Hildegard Burjan, born Hildegard Freund (January 30, 1883 in Görlitz, Germany – June 11, 1933, in Vienna, Austria) was the founder of a Catholic religious congregation for women and an Austrian politician. She was beatified by the Catholic Church in 2012.

Early life[edit]

Hildegard Freund was born into a liberal Jewish family in Germany. She studied literature, philosophy and sociology in Switzerland and Berlin and obtained a Ph.D. in 1908. In 1907, she married the Hungarian entrepreneur Alexander Burjan.

In 1909 she was surprisingly healed from a grave sickness, which prompted her conversion to Catholicism. She moved with her husband to Vienna, where she bore her only daughter Elisabeth, even though the pregnancy had at times threatened her life.

Interest in social issues[edit]

The industrialist's wife soon started to interest herself in the social issues of the day, especially concerning the working conditions and spiritual welfare of the poor.[citation needed] In 1912, she founded theSociety of Christian Women Working at Home and in 1918 the Society for Social Help.

The Caritas Socialis[edit]

Her main achievement however remains the founding of a religious congregation for serving the poor. On October 4, 1919, Hildegard Burjan founded the congregation of sisters named Caritas Socialis. The order cares especially for women and children in difficult conditions and also for the elderly and terminally ill people, also playing a pioneer role in the hospice movement in Austria.

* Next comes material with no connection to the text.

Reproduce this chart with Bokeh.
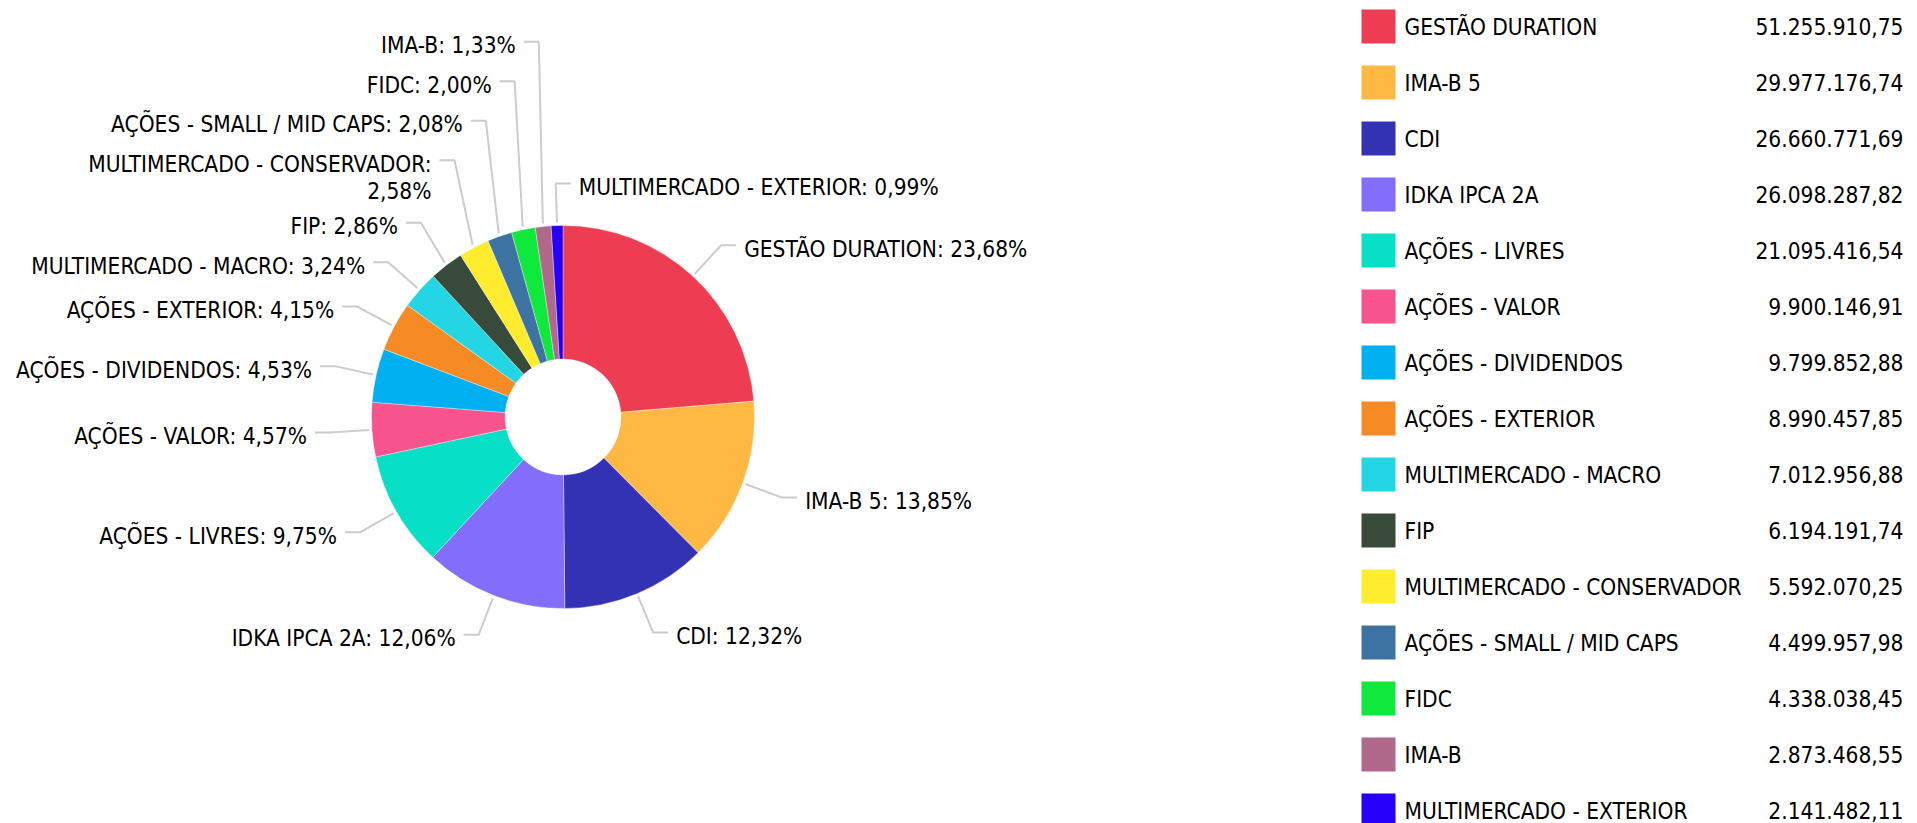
import math
from bokeh.plotting import figure
from bokeh.models import Range1d, ColumnDataSource
from bokeh.core.properties import value
from bokeh.embed import file_html
from bokeh.resources import INLINE

# ---------------- data ----------------
categories = [
    "GESTÃO DURATION", "IMA-B 5", "CDI", "IDKA IPCA 2A", "AÇÕES - LIVRES",
    "AÇÕES - VALOR", "AÇÕES - DIVIDENDOS", "AÇÕES - EXTERIOR",
    "MULTIMERCADO - MACRO", "FIP", "MULTIMERCADO - CONSERVADOR",
    "AÇÕES - SMALL / MID CAPS", "FIDC", "IMA-B", "MULTIMERCADO - EXTERIOR",
]
values = [
    51255910.75, 29977176.74, 26660771.69, 26098287.82, 21095416.54,
    9900146.91, 9799852.88, 8990457.85, 7012956.88, 6194191.74,
    5592070.25, 4499957.98, 4338038.45, 2873468.55, 2141482.11,
]
colors = [
    "#ee3d52", "#ffb844", "#3432b4", "#836efb", "#07e0c6",
    "#f7538c", "#01b0f1", "#f68b25", "#24d5e3", "#384a3a",
    "#ffec2e", "#3d73a3", "#0ee93c", "#b0698b", "#2600fb",
]

# ---------------- layout constants (screen px) ----------------
FONT = "DejaVu Sans Condensed"
FS = "22.5px"
W, H = 1909, 823
M = 0
CX, CY = 562.5, 416.5
R, R_IN = 191.5, 58
R_T0, R_EL = 194.5, 233.5
HOR = 15
GAP = 8
H1, HADD, LSTEP = 39.5, 23, 27.4
LEG_X0, LEG_SQ, LEG_TX, LEG_VX = 1361, 34, 1404, 1903
LEG_Y0, LEG_DY = 26, 56


def X(xs):
    return xs - M


def Y(ys):
    return H + M - ys


def br(v, nd=2):
    s = f"{v:,.{nd}f}"
    return s.replace(",", "#").replace(".", ",").replace("#", ".")


total = sum(values)
fracs = [v / total for v in values]
labels = [f"{c}: {br(f * 100)}%" for c, f in zip(categories, fracs)]

p = figure(width=W, height=H, x_range=Range1d(0, W), y_range=Range1d(0, H),
           output_backend="svg", toolbar_location=None, min_border=0)
p.axis.visible = False
p.grid.visible = False
p.outline_line_color = None
p.background_fill_color = "white"
p.border_fill_color = "white"

# ---------------- donut ----------------
starts, ends, mids = [], [], []
cum = 0.0
for f in fracs:
    starts.append(math.pi / 2 - 2 * math.pi * cum)
    mids.append(2 * math.pi * (cum + f / 2))
    cum += f
    ends.append(math.pi / 2 - 2 * math.pi * cum)

src = ColumnDataSource(dict(start=starts, end=ends, color=colors))
p.annular_wedge(x=X(CX), y=Y(CY), inner_radius=R_IN, outer_radius=R,
                start_angle="start", end_angle="end", direction="clock",
                fill_color="color", line_color="white", line_width=1,
                line_alpha=0.35, source=src)

# ---------------- labels ----------------
info = []
for i, a in enumerate(mids):
    s, c = math.sin(a), math.cos(a)
    side = "right" if s > -0.05 else "left"
    lab = labels[i]
    if len(lab) > 32:
        name, pct = lab.rsplit(": ", 1)
        lines = [name + ":", pct]
    else:
        lines = [lab]
    info.append(dict(a=a, side=side, lines=lines,
                     x0=CX + R_T0 * s, y0=CY - R_T0 * c,
                     ex=CX + R_EL * s, ey=CY - R_EL * c))

# left side: from bottom to top, push up
left = sorted([d for d in info if d["side"] == "left"], key=lambda d: d["a"])
prev_top = None
for d in left:
    h = H1 + (len(d["lines"]) - 1) * HADD
    if prev_top is not None:
        d["ey"] = min(d["ey"], prev_top - h + H1 / 2)
    prev_top = d["ey"] - H1 / 2

# right side: from top to bottom, push down
right = sorted([d for d in info if d["side"] == "right"],
               key=lambda d: d["a"] if d["a"] < math.pi else d["a"] - 2 * math.pi)
prev_bot = None
for d in right:
    h = H1 + (len(d["lines"]) - 1) * HADD
    if prev_bot is not None:
        d["ey"] = max(d["ey"], prev_bot + H1 / 2)
    prev_bot = d["ey"] - H1 / 2 + h

xs, ys = [], []
tl = dict(x=[], y=[], t=[])
tr = dict(x=[], y=[], t=[])
for d in info:
    sgn = 1 if d["side"] == "right" else -1
    hx = d["ex"] + sgn * HOR
    xs.append([X(d["x0"]), X(d["ex"]), X(hx)])
    ys.append([Y(d["y0"]), Y(d["ey"]), Y(d["ey"])])
    tx = hx + sgn * GAP
    tgt = tr if sgn > 0 else tl
    for k, line in enumerate(d["lines"]):
        tgt["x"].append(X(tx))
        tgt["y"].append(Y(d["ey"] + 3.5 + k * LSTEP))
        tgt["t"].append(line)

p.multi_line(xs=xs, ys=ys, line_color="#cccccc", line_width=2)
p.text(x="x", y="y", text="t", source=ColumnDataSource(tl), text_align="right",
       text_baseline="middle", text_font=value(FONT), text_font_size=FS,
       text_color="#000000")
p.text(x="x", y="y", text="t", source=ColumnDataSource(tr), text_align="left",
       text_baseline="middle", text_font=value(FONT), text_font_size=FS,
       text_color="#000000")

# ---------------- legend ----------------
ly = [LEG_Y0 + LEG_DY * i for i in range(len(categories))]
leg = ColumnDataSource(dict(
    sx=[X(LEG_X0 + LEG_SQ / 2)] * len(categories),
    tx=[X(LEG_TX)] * len(categories),
    vx=[X(LEG_VX)] * len(categories),
    y=[Y(v) for v in ly],
    name=categories,
    val=[br(v) for v in values],
    color=colors,
))
p.rect(x="sx", y="y", width=LEG_SQ, height=LEG_SQ, fill_color="color",
       line_color=None, source=leg)
p.text(x="tx", y="y", text="name", source=leg, text_align="left",
       text_baseline="middle", text_font=value(FONT), text_font_size=FS,
       text_color="#000000")
p.text(x="vx", y="y", text="val", source=leg, text_align="right",
       text_baseline="middle", text_font=value(FONT), text_font_size=FS,
       text_color="#000000")

open("out.html", "w").write(file_html(p, INLINE))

Activities as a politician[edit]

Beginning in 1918, Hildegard Burjan was also politically active in the Christian-Social Party. In 1919, she became one of the first female members of the Parliament of Austria. She concerned herself especially with issues such as equal wages for men and women and social security for the working class as well as social and spiritual care for poor families.

Veneration[edit]

The beatification process for Hildegard Burjan was initiated in 1963 by Cardinal Franz König, then Archbishop of Vienna. On July 6, 2007, she was declared a Venerable, and on January 29, 2012, she was proclaimed blessed in St. Stephen's cathedral in Vienna, Austria.[1]

References[edit]

  1. ^ Dorre, Britta (Jan. 24, 2012), Wife, Mother, Convert Shows Importance of Christians in Politics, Rome: ZENIT  Check date values in: |date= (help)

Literature[edit]

  • Irmgard Burjan-Domanig: Hildegard Burjan, eine Frau der sozialen Tat. 3rd ed. Caritas Socialis, Vienna, 1976
  • Hanna-Barbara Gerl-Falkovitz: Mystik, Emanzipation und Politik: Hildegard Burjan (1883–1933). Caritas Socialis, Vienna, 2004
  • Alfred Koblbauer: Spiritualität. 2nd vol.: Hildegard Burjan. Missionsdruckerei St. Gabriel, Mödling, 1976
  • Michaela Kronthaler: Hildegard Burjan (1883–1933). Katholische Arbeiterinnenführerin und christliche Sozialpolitikerin. Dr.-Karl-Kummer-Institut f. Sozialpolitik u. Sozialreform in Steiermark, Graz, 1995
  • Michaela Kronthaler: Die Frauenfrage als treibende Kraft: Hildegard Burjans innovative Rolle im Sozialkatholizismus und Politischen Katholizismus vom Ende der Monarchie bis zur 'Selbstausschaltung' des Parlaments (= Grazer Beiträge zur Theologiegeschichte und Kirchlichen Zeitgeschichte, Bd. 8). Verlag Styria, Graz-Vienna-Cologne, 1995, ISBN 3-222-12358-6
  • Ingeborg Schödl (ed.): Hoffnung hat einen Namen. Hildegard Burjan und die Caritas Socialis. Tyrolia, Innsbruck-Vienna, 1995, ISBN 3-7022-1980-3

External links[edit]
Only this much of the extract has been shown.